Time and frequency as quantum continuous variables

We present a second quantization description of frequency-based continuous variables quantum computation in the subspace of single photons. For this, we define frequency and time operators using the free-field Hamiltonian and its Fourier transform, and we show that these observables, when restricted to the one photon per mode subspace, reproduce the canonical position-momentum commutation relations. As a consequence, frequency and time operators can be used to define a universal set of gates in this particular subspace.

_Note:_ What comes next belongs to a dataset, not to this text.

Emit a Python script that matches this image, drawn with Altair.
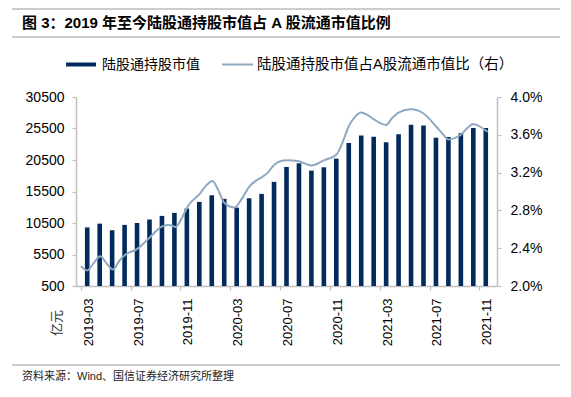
import json
import altair as alt
import pandas as pd

# ---------------- data ----------------
months = [
    "2019-03", "2019-04", "2019-05", "2019-06", "2019-07", "2019-08", "2019-09", "2019-10",
    "2019-11", "2019-12", "2020-01", "2020-02", "2020-03", "2020-04", "2020-05", "2020-06",
    "2020-07", "2020-08", "2020-09", "2020-10", "2020-11", "2020-12", "2021-01", "2021-02",
    "2021-03", "2021-04", "2021-05", "2021-06", "2021-07", "2021-08", "2021-09", "2021-10",
    "2021-11",
]
market_value = [
    9800, 10400, 9350, 10200, 10500, 11050, 11630, 12100,
    12800, 13850, 14900, 14330, 12950, 14425, 15120, 17030,
    19400, 19980, 18820, 19340, 20720, 23210, 24370, 24210,
    23300, 24580, 26110, 25960, 24050, 24160, 24730, 25590,
    25590,
]
# ratio line (position in months from 2019-03, percent)
ratio_pos = [
    -0.5, 0.0, 0.5, 1.05, 1.5, 2.05, 2.6, 3.1, 4.0, 5.0, 6.0, 6.6, 7.1, 7.6, 8.1,
    9.0, 9.6, 10.05, 10.5, 11.0, 11.8, 12.4, 13.0, 13.5, 14.0, 14.5, 15.0, 15.5,
    16.0, 17.0, 18.0, 19.0, 20.0, 20.5, 21.0, 21.5, 22.0, 22.5, 23.0, 24.0, 24.5,
    25.0, 26.0, 27.0, 28.0, 28.6, 29.0, 29.5, 30.0, 30.5, 31.0, 31.5, 32.0, 32.15,
]
ratio_pct = [
    2.21, 2.165, 2.24, 2.315, 2.25, 2.175, 2.27, 2.335, 2.39, 2.51, 2.63, 2.645, 2.625, 2.72, 2.85,
    2.97, 3.07, 3.11, 3.02, 2.88, 2.83, 2.92, 3.05, 3.11, 3.15, 3.20, 3.28, 3.32,
    3.33, 3.32, 3.275, 3.33, 3.39, 3.52, 3.69, 3.79, 3.835, 3.81, 3.765, 3.705, 3.78,
    3.835, 3.87, 3.825, 3.69, 3.60, 3.55, 3.565, 3.60, 3.67, 3.715, 3.69, 3.645, 3.63,
]
left_ticks = [500, 5500, 10500, 15500, 20500, 25500, 30500]
right_ticks = [2.0, 2.4, 2.8, 3.2, 3.6, 4.0]
x_label_pos = [0, 4, 8, 12, 16, 20, 24, 28, 32]

title_text = "图 3：2019 年至今陆股通持股市值占 A 股流通市值比例"
legend_bar = "陆股通持股市值"
legend_line = "陆股通持股市值占A股流通市值比（右）"
source_text = "资料来源：Wind、国信证券经济研究所整理"
unit_text = "亿元"

# ---------------- chart ----------------
W, H = 421, 189
n = len(months)
half = W / n / 2
FONT = "Liberation Sans, Arial, Noto Sans CJK SC"
CJK = "Noto Sans CJK SC, Liberation Sans"
BAR_C = "#002B5C"
LINE_C = "#8FA9C2"
AX_C = "#BFBFBF"

bars_df = pd.DataFrame({"i": list(range(n)), "month": months, "v": market_value})
line_df = pd.DataFrame({"i": ratio_pos, "r": ratio_pct})
one = pd.DataFrame({"k": [0]})

x_scale = alt.Scale(domain=[-0.5, n - 0.5], nice=False, zero=False)
label_expr = json.dumps(months) + "[datum.value]"
x_axis = alt.Axis(
    values=x_label_pos, labelExpr=label_expr, labelAngle=270,
    labelAlign="right", labelBaseline="middle", title=None,
    tickOffset=-half, labelOffset=half + 1, labelFontSize=13,
    tickSize=4, labelPadding=8, labelOverlap=False)

bars = alt.Chart(bars_df).mark_bar(size=4.6, color=BAR_C).encode(
    x=alt.X("i:Q", scale=x_scale, axis=x_axis),
    y=alt.Y("v:Q", scale=alt.Scale(domain=[500, 30500], nice=False, zero=False),
            axis=alt.Axis(values=left_ticks, format="d", title=None,
                          labelFontSize=14, tickSize=4, labelPadding=8)),
    y2=alt.datum(500),
)

line = alt.Chart(line_df).mark_line(interpolate="monotone", color=LINE_C, strokeWidth=2).encode(
    x=alt.X("i:Q", scale=x_scale, axis=x_axis),
    y=alt.Y("r:Q", scale=alt.Scale(domain=[2.0, 4.0], nice=False, zero=False),
            axis=alt.Axis(orient="right", values=right_ticks, title=None,
                          labelExpr="format(datum.value, '.1f') + '%'",
                          labelFontSize=14, tickSize=4, labelPadding=9)),
)


def txt(x, y, s, size, weight="normal", angle=0, align="left", font=CJK, color="#000"):
    return alt.Chart(one).mark_text(
        text=s, fontSize=size, fontWeight=weight, angle=angle, align=align,
        baseline="middle", font=font, color=color,
    ).encode(x=alt.value(x), y=alt.value(y))


def hrule(x1, x2, y, color, width):
    return alt.Chart(one).mark_rule(color=color, strokeWidth=width).encode(
        x=alt.value(x1), x2=alt.value(x2), y=alt.value(y))


title = txt(-54, -74, title_text, 15, weight="bold", font=FONT)
top_rule = hrule(-64, 484, -88, "#9A9A9A", 1.2)
mid_rule = hrule(-64, 484, -60, "#9A9A9A", 1.2)
foot_rule = hrule(-64, 484, 268, "#9A9A9A", 1.2)
source = txt(-54, 280, source_text, 11, font=FONT, color="#222")
unit = txt(-19, 226, unit_text, 13, angle=270, align="center", color="#333")

leg_rect = alt.Chart(one).mark_rect(color=BAR_C).encode(
    x=alt.value(-10), x2=alt.value(20), y=alt.value(-34.5), y2=alt.value(-30.5))
leg_line = hrule(146, 177, -32.5, LINE_C, 2)
leg_t1 = txt(26, -32, legend_bar, 14)
leg_t2 = txt(181, -32, legend_line, 14.5, font=FONT)

chart = alt.layer(
    bars, line, title, top_rule, mid_rule, foot_rule, source, unit,
    leg_rect, leg_line, leg_t1, leg_t2,
).resolve_scale(y="independent").properties(
    width=W, height=H,
    padding={"left": 68, "top": 89, "right": 63, "bottom": 100},
    autosize=alt.AutoSizeParams(type="none"),
    background="white",
).configure_view(stroke=None).configure_axis(
    domainColor=AX_C, tickColor=AX_C, labelColor="#000", labelFont=FONT,
    grid=False, domainWidth=1.5, tickWidth=1.2,
)

chart.save("out.html", embed_options={"renderer": "svg", "actions": False})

We discuss the physical implementation of these gates as well as their effect on single photon states, and show that frequency and time variables can also be used to implement continuous variables quantum information protocols, in the same way than polarization is currently used as a two-dimensional quantum variable.

Figure 1

Illustration of Bloch-Messiah decomposition for time-frequency (a) and quadrature (b) encoding. In the quadrature encoding, the beam-splitter interaction between two one-mode squeezed state leads to a two-mode squeezed state. In the time-frequency encoding, the analogous is the interaction of two single photons with a Gaussian spectrum through the beam-splitter-like operator Eq. (19). The frequency unit have been rescaled with respect to a single photon state chosen as a reference. The ratio between the major and minor axis of the ellipse in panels (b) and (e) is here $1/10$.